Moorings are also dynamic environments. Even though platform motions are smaller in magnitude and rate, ocean currents and waves move temperature and density surfaces past sensors at rapid rates, and moored sensors suffer prolonged attack by fouling which causes drift in calibration and flow conditions around the sensor that can change unpredictably. Marine growth often creates a microenvironment at the point of measurement that is different from the true ocean environment. For example, respiring organisms very near a dissolved oxygen sensor consume oxygen, creating a lower-than-ambient oxygen concentration.
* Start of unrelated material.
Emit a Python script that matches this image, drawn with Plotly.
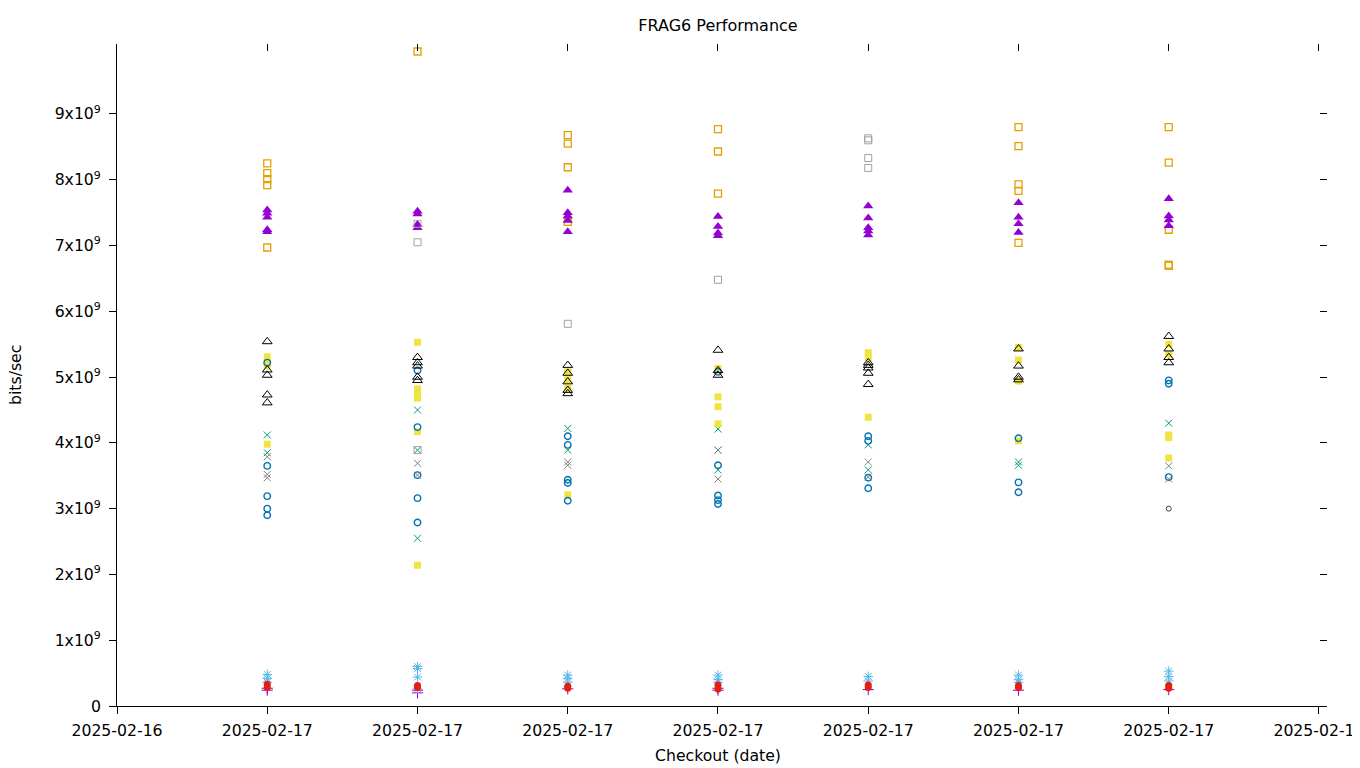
import plotly.graph_objects as go
import pandas as pd

# Checkout times (all on 2025-02-17), one column each
checkouts = ["2025-02-17 00:00", "2025-02-17 01:00", "2025-02-17 02:00", "2025-02-17 03:00",
             "2025-02-17 04:00", "2025-02-17 05:00", "2025-02-17 06:00"]

# values in units of 1e9 bits/sec, one list per checkout column
plus_purple = [[0.24, 0.27], [0.20, 0.24], [0.26], [0.24, 0.27], [0.25], [0.24], [0.25]]
x_green = [[4.12, 3.85], [4.50, 3.89, 2.55], [4.22, 3.89], [4.21, 3.89, 3.59], [3.97, 3.59], [3.71, 3.66], [4.30]]
star_lblue = [[0.48, 0.42, 0.36], [0.60, 0.57, 0.44, 0.26], [0.47, 0.42, 0.36], [0.47, 0.40, 0.36],
              [0.45, 0.38], [0.47, 0.40, 0.36], [0.53, 0.45, 0.38]]
sq_orange = [[8.25, 8.10, 8.01, 7.92, 6.97], [9.95], [8.68, 8.55, 8.19, 7.36], [8.77, 8.43, 7.79],
             [], [8.80, 8.51, 7.93, 7.83, 7.04], [8.80, 8.26, 7.24, 6.71, 6.69]]
sq_yellow = [[5.31, 5.23, 5.17, 3.98], [5.53, 4.82, 4.75, 4.68, 4.17, 2.14], [5.08, 4.96, 4.83, 3.21],
             [5.13, 4.70, 4.55, 4.29], [5.37, 5.30, 4.39], [5.45, 5.26, 4.94, 4.03],
             [5.50, 5.35, 4.12, 4.08, 3.77]]
circ_blue = [[5.22, 3.65, 3.19, 3.00, 2.90], [5.10, 4.24, 3.51, 3.16, 2.79], [4.10, 3.97, 3.44, 3.39, 3.12],
             [5.08, 3.66, 3.20, 3.13, 3.07], [4.10, 4.03, 3.47, 3.31], [4.07, 3.40, 3.25],
             [4.95, 4.90, 3.48]]
circ_red = [[0.33, 0.28], [0.31, 0.28], [0.30, 0.27], [0.32, 0.26], [0.32, 0.28], [0.31, 0.28], [0.31, 0.27]]
tri_black = [[5.54, 5.11, 5.03, 4.73, 4.61], [5.30, 5.22, 5.17, 5.00, 4.95], [5.18, 5.06, 4.93, 4.80, 4.75],
             [5.41, 5.10, 5.03], [5.22, 5.18, 5.14, 5.06, 4.89], [5.43, 5.17, 5.00, 4.96],
             [5.62, 5.43, 5.30, 5.22]]
tri_purple = [[7.54, 7.49, 7.43, 7.24, 7.21], [7.52, 7.48, 7.32, 7.27], [7.84, 7.50, 7.45, 7.38, 7.21],
              [7.44, 7.29, 7.19, 7.15], [7.60, 7.42, 7.27, 7.22, 7.16], [7.65, 7.43, 7.33, 7.20],
              [7.71, 7.45, 7.39, 7.30]]
sq_gray = [[], [7.33, 7.05, 3.89], [5.81], [6.48], [8.63, 8.60, 8.33, 8.18], [], []]
x_gray = [[3.79, 3.52, 3.47], [3.69, 3.51], [3.71, 3.66], [3.89, 3.45], [3.71, 3.48], [], [3.65, 3.45]]
circ_black = [[], [], [], [], [], [], [3.00]]

y_ticks = [0, 1, 2, 3, 4, 5, 6, 7, 8, 9]
y_ticktext = ["0"] + [f"{v}x10<sup>9</sup>" for v in y_ticks[1:]]

series = [
    ("plus", plus_purple, "cross-thin-open", "#9400d3", 8, 1),
    ("x", x_green, "x-thin-open", "#009e73", 7, 1),
    ("star", star_lblue, "asterisk-open", "#56b4e9", 8, 1),
    ("sq_o", sq_orange, "square-open", "#e69f00", 7, 1.3),
    ("sq_y", sq_yellow, "square", "#f0e442", 7, 0),
    ("c_b", circ_blue, "circle-open", "#0072b2", 6.5, 1.4),
    ("c_r", circ_red, "circle", "#e51e10", 7, 0),
    ("t_k", tri_black, "triangle-up-open", "#000000", 8.5, 1),
    ("t_p", tri_purple, "triangle-up", "#9400d3", 9, 0),
    ("sq_g", sq_gray, "square-open", "#a0a0a0", 7, 1),
    ("x_g", x_gray, "x-thin-open", "#808080", 7, 1),
    ("c_k", circ_black, "circle-open", "#404040", 5, 1),
]

fig = go.Figure()
for name, cols, sym, col, size, lw in series:
    xs, ys = [], []
    for t, vals in zip(checkouts, cols):
        for v in vals:
            xs.append(pd.Timestamp(t))
            ys.append(v * 1e9)
    fig.add_trace(go.Scatter(
        x=xs, y=ys, mode="markers", name=name, showlegend=False,
        marker=dict(symbol=sym, color=col, size=size,
                    line=dict(color=col, width=lw if lw else 0)),
    ))

font = "DejaVu Sans, sans-serif"
x0 = pd.Timestamp("2025-02-16 23:00")
x1 = pd.Timestamp("2025-02-17 07:03:12")

# page has an 8px body margin; figure is sized to fit the window
W, H = 1352, 760
L, R, T, B = 109, 33, 36, 62
PW = W - L - R

fig.update_layout(
    width=W, height=H,
    paper_bgcolor="white", plot_bgcolor="white",
    margin=dict(l=L, r=R, t=T, b=B, autoexpand=False),
    font=dict(family=font, size=15.7, color="black"),
    title=dict(text="FRAG6 Performance", x=710 / W, xanchor="center",
               y=1 - 17 / H, yanchor="middle", font=dict(size=16)),
    xaxis=dict(type="date", range=[x0, x1], tickformat="%Y-%m-%d", dtick=3600000, tick0=x0,
               showgrid=False, zeroline=False, showline=True, linecolor="black", linewidth=1,
               ticks="outside", ticklen=7, tickcolor="black", automargin=False,
               ticklabeloverflow="allow", ticklabelstandoff=3),
    xaxis2=dict(type="date", range=[x0, x1], dtick=3600000, tick0=x0, overlaying="x", side="top",
                showticklabels=False, showgrid=False, zeroline=False, showline=False,
                ticks="inside", ticklen=7, tickcolor="black", automargin=False),
    yaxis=dict(range=[0, 1.0064e10], tickvals=[v * 1e9 for v in y_ticks], ticktext=y_ticktext,
               showgrid=False, zeroline=False, showline=True, linecolor="black", linewidth=1,
               ticks="outside", ticklen=7, tickcolor="black", automargin=False,
               ticklabelstandoff=5),
    yaxis2=dict(range=[0, 1.0064e10], tickvals=[v * 1e9 for v in y_ticks], overlaying="y", side="right",
                showticklabels=False, showgrid=False, zeroline=False, showline=False,
                ticks="inside", ticklen=7, tickcolor="black", automargin=False),
    annotations=[
        dict(text="bits/sec", xref="paper", yref="paper", x=0, y=0.5, xshift=-102,
             textangle=-90, showarrow=False, xanchor="center", yanchor="middle",
             font=dict(size=15.7)),
        dict(text="Checkout (date)", xref="paper", yref="paper", x=(718 - 117) / PW, y=0,
             yshift=-49, showarrow=False, xanchor="center", yanchor="middle",
             font=dict(size=15.7)),
    ],
)
# invisible trace to activate the mirrored axes
fig.add_trace(go.Scatter(x=[x0], y=[0], xaxis="x2", yaxis="y2", mode="markers",
                         marker=dict(opacity=0), showlegend=False, hoverinfo="skip"))

fig.write_html("out.html")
Sea-Bird profiling CTDs share key features that minimize dynamic error sources. The basic design concept creates an enclosed flow path (think of this as a pipe) within which the critical sensors (T, C, & DO) are located. Pumping water through the pipe forces all the measurements to be made on the same sample of water with a predictable delay and predictable flow effects.
The Temperature – Conductivity Duct ensures that T & C measurements are made on the same discrete volume of water.
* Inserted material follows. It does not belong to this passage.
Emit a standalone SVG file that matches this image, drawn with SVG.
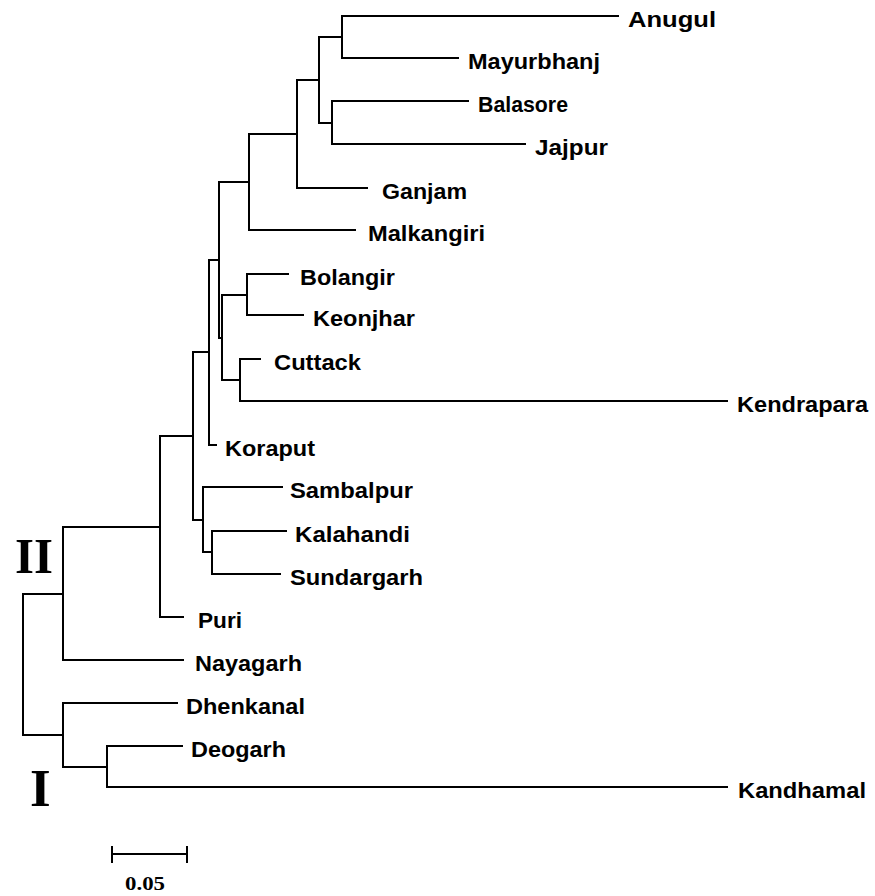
<svg xmlns="http://www.w3.org/2000/svg" width="875" height="896" viewBox="0 0 875 896">
<style>
.e{fill:none;stroke:#000;stroke-width:2;stroke-linecap:square}
.t{font-family:"Liberation Sans",Arial,sans-serif;font-weight:bold;font-size:22px;fill:#000}
.r{font-family:"Liberation Serif","Times New Roman",serif;font-weight:bold;fill:#000}
</style>
<rect width="875" height="896" fill="#fff"/>
<g id="connectors">
<path class="e" d="M342 16V58M342 16H618M342 58H458"/>
<path class="e" d="M332 101V144M332 101H468M332 144H525"/>
<path class="e" d="M319 37V123M319 37H342M319 123H332"/>
<path class="e" d="M297 80V188M297 80H319M297 188H367"/>
<path class="e" d="M249 134V230M249 134H297M249 230H355"/>
<path class="e" d="M247 274V315M247 274H288M247 315H303"/>
<path class="e" d="M240 359V401M240 359H260M240 401H727"/>
<path class="e" d="M222 295V380M222 295H247M222 380H240"/>
<path class="e" d="M219 182V338M219 182H249M219 338H222"/>
<path class="e" d="M209 260V445M209 260H219M209 445H216"/>
<path class="e" d="M212 531V574M212 531H286M212 574H280"/>
<path class="e" d="M203 487V552M203 487H282M203 552H212"/>
<path class="e" d="M193 352V520M193 352H209M193 520H203"/>
<path class="e" d="M160 436V617M160 436H193M160 617H183"/>
<path class="e" d="M63 527V660M63 527H160M63 660H183"/>
<path class="e" d="M107 746V787M107 746H182M107 787H727"/>
<path class="e" d="M63 703V767M63 703H177M63 767H107"/>
<path class="e" d="M23 594V735M23 594H63M23 735H63"/>
</g>
<g id="Anugul"><text class="t" x="628" y="27" textLength="88" lengthAdjust="spacingAndGlyphs">Anugul</text></g>
<g id="Mayurbhanj"><text class="t" x="468" y="69" textLength="132" lengthAdjust="spacingAndGlyphs">Mayurbhanj</text></g>
<g id="Balasore"><text class="t" x="478" y="112" textLength="90" lengthAdjust="spacingAndGlyphs">Balasore</text></g>
<g id="Jajpur"><text class="t" x="535" y="155" textLength="73" lengthAdjust="spacingAndGlyphs">Jajpur</text></g>
<g id="Ganjam"><text class="t" x="382" y="199" textLength="85" lengthAdjust="spacingAndGlyphs">Ganjam</text></g>
<g id="Malkangiri"><text class="t" x="368" y="241" textLength="117" lengthAdjust="spacingAndGlyphs">Malkangiri</text></g>
<g id="Bolangir"><text class="t" x="300" y="285" textLength="95" lengthAdjust="spacingAndGlyphs">Bolangir</text></g>
<g id="Keonjhar"><text class="t" x="313" y="326" textLength="102" lengthAdjust="spacingAndGlyphs">Keonjhar</text></g>
<g id="Cuttack"><text class="t" x="274" y="370" textLength="87" lengthAdjust="spacingAndGlyphs">Cuttack</text></g>
<g id="Kendrapara"><text class="t" x="737" y="412" textLength="131" lengthAdjust="spacingAndGlyphs">Kendrapara</text></g>
<g id="Koraput"><text class="t" x="225" y="456" textLength="90" lengthAdjust="spacingAndGlyphs">Koraput</text></g>
<g id="Sambalpur"><text class="t" x="290" y="498" textLength="123" lengthAdjust="spacingAndGlyphs">Sambalpur</text></g>
<g id="Kalahandi"><text class="t" x="295" y="542" textLength="115" lengthAdjust="spacingAndGlyphs">Kalahandi</text></g>
<g id="Sundargarh"><text class="t" x="290" y="585" textLength="133" lengthAdjust="spacingAndGlyphs">Sundargarh</text></g>
<g id="Puri"><text class="t" x="198" y="628" textLength="44" lengthAdjust="spacingAndGlyphs">Puri</text></g>
<g id="Nayagarh"><text class="t" x="195" y="671" textLength="107" lengthAdjust="spacingAndGlyphs">Nayagarh</text></g>
<g id="Dhenkanal"><text class="t" x="186" y="714" textLength="119" lengthAdjust="spacingAndGlyphs">Dhenkanal</text></g>
<g id="Deogarh"><text class="t" x="191" y="757" textLength="95" lengthAdjust="spacingAndGlyphs">Deogarh</text></g>
<g id="Kandhamal"><text class="t" x="738" y="798" textLength="128" lengthAdjust="spacingAndGlyphs">Kandhamal</text></g>
<g id="cluster-II"><text class="r" x="15" y="573" font-size="51" textLength="38" lengthAdjust="spacingAndGlyphs">II</text></g>
<g id="cluster-I"><text class="r" x="30" y="806" font-size="53">I</text></g>
<g id="scale-bar">
<path class="e" d="M112 854H187M112 847V862M187 847V862"/>
<text class="r" x="125" y="890" font-size="19" textLength="40" lengthAdjust="spacingAndGlyphs">0.05</text>
</g>
</svg>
Pumping provides a constant flow rate, and hence fixed and matched response times.
By pumping at a constant rate, response times of T and C sensors can be engineered to match and remain independent of the CTD's speed through the water. This dramatically reduces salinity spiking errors produced when sensors with different response times encounter a gradient. Also, the transit time of water through the pipe is fixed, permitting lag times between measurements made at different locations in the pipe to be a known constant, so that aligning and coordinating measurements relative to pressure can be accomplished automatically in hardware or with processing software.
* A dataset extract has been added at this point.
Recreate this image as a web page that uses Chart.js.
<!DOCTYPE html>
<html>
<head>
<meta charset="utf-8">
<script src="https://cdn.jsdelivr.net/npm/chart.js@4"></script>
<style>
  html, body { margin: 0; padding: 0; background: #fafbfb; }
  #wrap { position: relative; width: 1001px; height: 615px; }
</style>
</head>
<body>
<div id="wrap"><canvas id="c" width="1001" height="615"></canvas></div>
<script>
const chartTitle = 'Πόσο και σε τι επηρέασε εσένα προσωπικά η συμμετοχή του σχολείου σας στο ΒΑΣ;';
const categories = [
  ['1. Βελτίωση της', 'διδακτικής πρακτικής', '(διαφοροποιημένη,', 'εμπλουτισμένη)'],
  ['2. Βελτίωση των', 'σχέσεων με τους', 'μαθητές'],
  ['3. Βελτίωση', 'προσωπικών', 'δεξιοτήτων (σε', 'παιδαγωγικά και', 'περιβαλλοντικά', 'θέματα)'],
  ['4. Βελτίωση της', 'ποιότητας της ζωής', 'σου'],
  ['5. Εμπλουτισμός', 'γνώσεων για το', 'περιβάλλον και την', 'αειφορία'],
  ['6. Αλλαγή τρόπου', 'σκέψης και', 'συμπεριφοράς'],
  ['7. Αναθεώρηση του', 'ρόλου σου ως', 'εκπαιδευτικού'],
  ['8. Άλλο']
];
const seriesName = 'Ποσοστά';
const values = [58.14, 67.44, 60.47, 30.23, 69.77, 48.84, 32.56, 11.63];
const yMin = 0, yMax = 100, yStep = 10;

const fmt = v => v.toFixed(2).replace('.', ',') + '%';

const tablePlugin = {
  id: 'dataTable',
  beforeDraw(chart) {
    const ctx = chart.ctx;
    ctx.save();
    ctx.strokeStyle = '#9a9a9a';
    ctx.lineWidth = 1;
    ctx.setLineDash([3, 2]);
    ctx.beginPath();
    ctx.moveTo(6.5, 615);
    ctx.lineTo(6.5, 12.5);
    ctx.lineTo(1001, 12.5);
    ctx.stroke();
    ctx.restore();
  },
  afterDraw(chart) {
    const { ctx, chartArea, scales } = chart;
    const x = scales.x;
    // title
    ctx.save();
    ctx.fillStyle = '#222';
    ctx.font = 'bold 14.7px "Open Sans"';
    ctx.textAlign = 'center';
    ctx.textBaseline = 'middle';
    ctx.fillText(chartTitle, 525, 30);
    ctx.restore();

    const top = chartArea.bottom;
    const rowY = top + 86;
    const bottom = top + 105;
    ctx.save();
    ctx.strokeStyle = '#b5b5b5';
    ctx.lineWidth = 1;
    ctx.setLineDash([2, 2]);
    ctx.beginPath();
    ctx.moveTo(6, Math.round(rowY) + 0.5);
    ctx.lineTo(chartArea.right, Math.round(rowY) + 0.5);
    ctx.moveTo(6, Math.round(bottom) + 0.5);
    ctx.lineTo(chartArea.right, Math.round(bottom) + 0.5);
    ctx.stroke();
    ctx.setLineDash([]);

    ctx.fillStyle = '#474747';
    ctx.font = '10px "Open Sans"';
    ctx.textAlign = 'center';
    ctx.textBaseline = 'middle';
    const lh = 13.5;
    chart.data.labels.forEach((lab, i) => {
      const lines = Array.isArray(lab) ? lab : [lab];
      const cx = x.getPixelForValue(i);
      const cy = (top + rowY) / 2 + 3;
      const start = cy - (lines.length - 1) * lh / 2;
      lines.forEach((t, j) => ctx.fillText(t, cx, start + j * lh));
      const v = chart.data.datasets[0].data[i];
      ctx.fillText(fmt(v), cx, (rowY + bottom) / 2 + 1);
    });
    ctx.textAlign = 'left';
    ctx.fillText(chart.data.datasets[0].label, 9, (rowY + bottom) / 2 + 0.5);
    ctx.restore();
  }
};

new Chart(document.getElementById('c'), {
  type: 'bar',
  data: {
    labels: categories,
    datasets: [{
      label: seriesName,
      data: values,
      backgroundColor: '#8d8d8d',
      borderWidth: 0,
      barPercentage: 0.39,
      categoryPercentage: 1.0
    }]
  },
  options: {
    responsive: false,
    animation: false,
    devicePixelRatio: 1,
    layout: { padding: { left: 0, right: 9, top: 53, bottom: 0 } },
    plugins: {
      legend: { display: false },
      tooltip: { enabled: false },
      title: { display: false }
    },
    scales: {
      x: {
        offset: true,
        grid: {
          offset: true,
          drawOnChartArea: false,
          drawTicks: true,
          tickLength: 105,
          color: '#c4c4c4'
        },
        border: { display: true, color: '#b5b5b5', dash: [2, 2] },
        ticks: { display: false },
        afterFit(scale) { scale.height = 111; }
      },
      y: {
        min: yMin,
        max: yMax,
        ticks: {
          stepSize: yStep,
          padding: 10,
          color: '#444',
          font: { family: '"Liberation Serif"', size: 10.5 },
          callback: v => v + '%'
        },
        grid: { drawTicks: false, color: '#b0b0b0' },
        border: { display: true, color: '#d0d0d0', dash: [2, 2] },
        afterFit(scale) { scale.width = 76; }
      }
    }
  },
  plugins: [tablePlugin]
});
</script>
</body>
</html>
Moored CTDs, like the 37-SMP MicroCAT, are also designed to make measurements in a pipe, but for different reasons. Active pumping delivers a completely new sample of water to the conductivity and oxygen sensors, independent of ambient circulation. An inverted U-shaped flow path provides passive flow control and nulls cell flushing provoked by waves, currents, or mooring motion. Between measurements, water is trapped in the cell and anti-foulant concentration accumulates to effective levels by diffusion, thus preserving the initial calibration accuracy for very long deployments.
SBE 37-SMP MicroCAT
Some applications require both high dynamic accuracy and long-term prevention of fouling. The SBE 41 Argo CTD is a profiling CTD developed for expendable autonomous drifting floats (Argo floats). Spending most of their nominal 5-year deployment life drifting at 1,000 to 2,000 meters deep, they surface every 10 days to collect a CTD profile on the way up and send data home by satellite.
SBE 41 diagram showing T-C ducting, pumped and U-shaped flow path,
and diffusive anti-fouling.
SBE 41 installed on a Webb Research Corp.
APEX Argo float.
The SBE 41 design features include T-C ducted sensors and pumped flow for dynamic accuracy during sampling, and passive flow control and anti-fouling features that work between profiles to prevent fouling. Sea-Bird’s strategies for delivering dynamic accuracy and preserving it for multi-year deployments are proven on over 5000 Argo float CTDs manufactured since 1997. Demonstrated salinity stability after 5 years in the ocean has been better than 5 parts per million (0.005 PSU).
Sea-Bird strives to create a consultative and collaborative relationship with its customers. By gaining an understanding of their data requirements, and the deployment conditions that will affect their intended measurements, Sea-Bird can offer its oceanographic expertise as well as instrument knowledge and experience, in helping them make instrument choices that bring best value to their research or monitoring programs.